- _Dataset extract_:
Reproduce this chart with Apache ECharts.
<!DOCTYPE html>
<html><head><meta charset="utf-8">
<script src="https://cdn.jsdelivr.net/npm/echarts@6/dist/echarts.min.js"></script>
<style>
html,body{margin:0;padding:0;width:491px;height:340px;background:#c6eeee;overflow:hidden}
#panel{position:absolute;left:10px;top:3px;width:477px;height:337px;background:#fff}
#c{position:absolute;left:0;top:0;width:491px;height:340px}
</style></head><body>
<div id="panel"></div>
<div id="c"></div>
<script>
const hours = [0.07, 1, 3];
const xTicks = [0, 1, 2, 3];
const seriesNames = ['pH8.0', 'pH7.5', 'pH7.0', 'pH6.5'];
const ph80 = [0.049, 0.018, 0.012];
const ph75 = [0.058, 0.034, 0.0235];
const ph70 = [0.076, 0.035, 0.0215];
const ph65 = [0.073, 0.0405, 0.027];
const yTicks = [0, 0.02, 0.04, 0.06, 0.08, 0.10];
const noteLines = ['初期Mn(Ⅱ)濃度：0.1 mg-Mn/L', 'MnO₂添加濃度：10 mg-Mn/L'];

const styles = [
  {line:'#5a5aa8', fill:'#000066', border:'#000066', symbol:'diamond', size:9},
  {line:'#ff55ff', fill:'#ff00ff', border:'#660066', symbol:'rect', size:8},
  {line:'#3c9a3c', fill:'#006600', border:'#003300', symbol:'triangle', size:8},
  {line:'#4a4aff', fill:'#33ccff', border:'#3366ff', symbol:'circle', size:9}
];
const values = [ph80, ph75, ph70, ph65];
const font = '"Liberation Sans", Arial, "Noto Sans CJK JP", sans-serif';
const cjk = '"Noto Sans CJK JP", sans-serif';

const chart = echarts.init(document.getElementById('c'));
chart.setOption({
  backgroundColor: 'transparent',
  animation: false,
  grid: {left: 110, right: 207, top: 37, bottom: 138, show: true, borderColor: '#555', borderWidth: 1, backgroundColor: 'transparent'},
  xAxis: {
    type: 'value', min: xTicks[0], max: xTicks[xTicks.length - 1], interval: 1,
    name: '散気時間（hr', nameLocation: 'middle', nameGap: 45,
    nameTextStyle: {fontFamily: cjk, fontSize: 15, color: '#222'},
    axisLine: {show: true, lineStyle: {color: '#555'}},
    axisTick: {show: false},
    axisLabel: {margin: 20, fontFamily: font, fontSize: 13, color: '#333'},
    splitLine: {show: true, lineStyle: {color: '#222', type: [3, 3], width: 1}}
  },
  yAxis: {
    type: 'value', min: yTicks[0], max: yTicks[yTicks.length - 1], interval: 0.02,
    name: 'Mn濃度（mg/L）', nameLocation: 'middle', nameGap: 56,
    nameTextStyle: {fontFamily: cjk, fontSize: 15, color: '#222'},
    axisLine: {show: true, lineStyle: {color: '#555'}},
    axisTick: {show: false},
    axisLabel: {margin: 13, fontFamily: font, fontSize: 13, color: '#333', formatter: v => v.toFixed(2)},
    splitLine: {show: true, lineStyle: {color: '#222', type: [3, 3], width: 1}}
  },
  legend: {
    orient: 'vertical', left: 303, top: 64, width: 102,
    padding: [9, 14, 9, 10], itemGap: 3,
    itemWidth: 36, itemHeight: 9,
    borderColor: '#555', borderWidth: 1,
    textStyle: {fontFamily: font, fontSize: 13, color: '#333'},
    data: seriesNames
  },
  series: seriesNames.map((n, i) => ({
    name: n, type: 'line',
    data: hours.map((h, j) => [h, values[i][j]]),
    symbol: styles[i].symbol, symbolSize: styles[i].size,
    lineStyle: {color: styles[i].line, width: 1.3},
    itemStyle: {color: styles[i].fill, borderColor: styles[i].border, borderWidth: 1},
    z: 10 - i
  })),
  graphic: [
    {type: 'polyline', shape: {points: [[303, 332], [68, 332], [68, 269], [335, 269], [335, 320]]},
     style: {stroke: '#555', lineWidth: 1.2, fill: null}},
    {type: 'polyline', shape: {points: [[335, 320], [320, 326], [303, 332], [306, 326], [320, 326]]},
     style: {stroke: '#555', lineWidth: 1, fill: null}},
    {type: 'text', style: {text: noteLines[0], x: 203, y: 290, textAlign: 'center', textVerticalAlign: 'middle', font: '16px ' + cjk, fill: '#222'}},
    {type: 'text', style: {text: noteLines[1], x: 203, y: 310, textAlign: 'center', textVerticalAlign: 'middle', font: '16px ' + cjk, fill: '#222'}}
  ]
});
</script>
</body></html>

- _Problem details_:
Output all of the data above without any alteration.

- _Expected output_:
Reproduce this chart with Apache ECharts.
<!DOCTYPE html>
<html><head><meta charset="utf-8">
<script src="https://cdn.jsdelivr.net/npm/echarts@6/dist/echarts.min.js"></script>
<style>
html,body{margin:0;padding:0;width:491px;height:340px;background:#c6eeee;overflow:hidden}
#panel{position:absolute;left:10px;top:3px;width:477px;height:337px;background:#fff}
#c{position:absolute;left:0;top:0;width:491px;height:340px}
</style></head><body>
<div id="panel"></div>
<div id="c"></div>
<script>
const hours = [0.07, 1, 3];
const xTicks = [0, 1, 2, 3];
const seriesNames = ['pH8.0', 'pH7.5', 'pH7.0', 'pH6.5'];
const ph80 = [0.049, 0.018, 0.012];
const ph75 = [0.058, 0.034, 0.0235];
const ph70 = [0.076, 0.035, 0.0215];
const ph65 = [0.073, 0.0405, 0.027];
const yTicks = [0, 0.02, 0.04, 0.06, 0.08, 0.10];
const noteLines = ['初期Mn(Ⅱ)濃度：0.1 mg-Mn/L', 'MnO₂添加濃度：10 mg-Mn/L'];

const styles = [
  {line:'#5a5aa8', fill:'#000066', border:'#000066', symbol:'diamond', size:9},
  {line:'#ff55ff', fill:'#ff00ff', border:'#660066', symbol:'rect', size:8},
  {line:'#3c9a3c', fill:'#006600', border:'#003300', symbol:'triangle', size:8},
  {line:'#4a4aff', fill:'#33ccff', border:'#3366ff', symbol:'circle', size:9}
];
const values = [ph80, ph75, ph70, ph65];
const font = '"Liberation Sans", Arial, "Noto Sans CJK JP", sans-serif';
const cjk = '"Noto Sans CJK JP", sans-serif';

const chart = echarts.init(document.getElementById('c'));
chart.setOption({
  backgroundColor: 'transparent',
  animation: false,
  grid: {left: 110, right: 207, top: 37, bottom: 138, show: true, borderColor: '#555', borderWidth: 1, backgroundColor: 'transparent'},
  xAxis: {
    type: 'value', min: xTicks[0], max: xTicks[xTicks.length - 1], interval: 1,
    name: '散気時間（hr', nameLocation: 'middle', nameGap: 45,
    nameTextStyle: {fontFamily: cjk, fontSize: 15, color: '#222'},
    axisLine: {show: true, lineStyle: {color: '#555'}},
    axisTick: {show: false},
    axisLabel: {margin: 20, fontFamily: font, fontSize: 13, color: '#333'},
    splitLine: {show: true, lineStyle: {color: '#222', type: [3, 3], width: 1}}
  },
  yAxis: {
    type: 'value', min: yTicks[0], max: yTicks[yTicks.length - 1], interval: 0.02,
    name: 'Mn濃度（mg/L）', nameLocation: 'middle', nameGap: 56,
    nameTextStyle: {fontFamily: cjk, fontSize: 15, color: '#222'},
    axisLine: {show: true, lineStyle: {color: '#555'}},
    axisTick: {show: false},
    axisLabel: {margin: 13, fontFamily: font, fontSize: 13, color: '#333', formatter: v => v.toFixed(2)},
    splitLine: {show: true, lineStyle: {color: '#222', type: [3, 3], width: 1}}
  },
  legend: {
    orient: 'vertical', left: 303, top: 64, width: 102,
    padding: [9, 14, 9, 10], itemGap: 3,
    itemWidth: 36, itemHeight: 9,
    borderColor: '#555', borderWidth: 1,
    textStyle: {fontFamily: font, fontSize: 13, color: '#333'},
    data: seriesNames
  },
  series: seriesNames.map((n, i) => ({
    name: n, type: 'line',
    data: hours.map((h, j) => [h, values[i][j]]),
    symbol: styles[i].symbol, symbolSize: styles[i].size,
    lineStyle: {color: styles[i].line, width: 1.3},
    itemStyle: {color: styles[i].fill, borderColor: styles[i].border, borderWidth: 1},
    z: 10 - i
  })),
  graphic: [
    {type: 'polyline', shape: {points: [[303, 332], [68, 332], [68, 269], [335, 269], [335, 320]]},
     style: {stroke: '#555', lineWidth: 1.2, fill: null}},
    {type: 'polyline', shape: {points: [[335, 320], [320, 326], [303, 332], [306, 326], [320, 326]]},
     style: {stroke: '#555', lineWidth: 1, fill: null}},
    {type: 'text', style: {text: noteLines[0], x: 203, y: 290, textAlign: 'center', textVerticalAlign: 'middle', font: '16px ' + cjk, fill: '#222'}},
    {type: 'text', style: {text: noteLines[1], x: 203, y: 310, textAlign: 'center', textVerticalAlign: 'middle', font: '16px ' + cjk, fill: '#222'}}
  ]
});
</script>
</body></html>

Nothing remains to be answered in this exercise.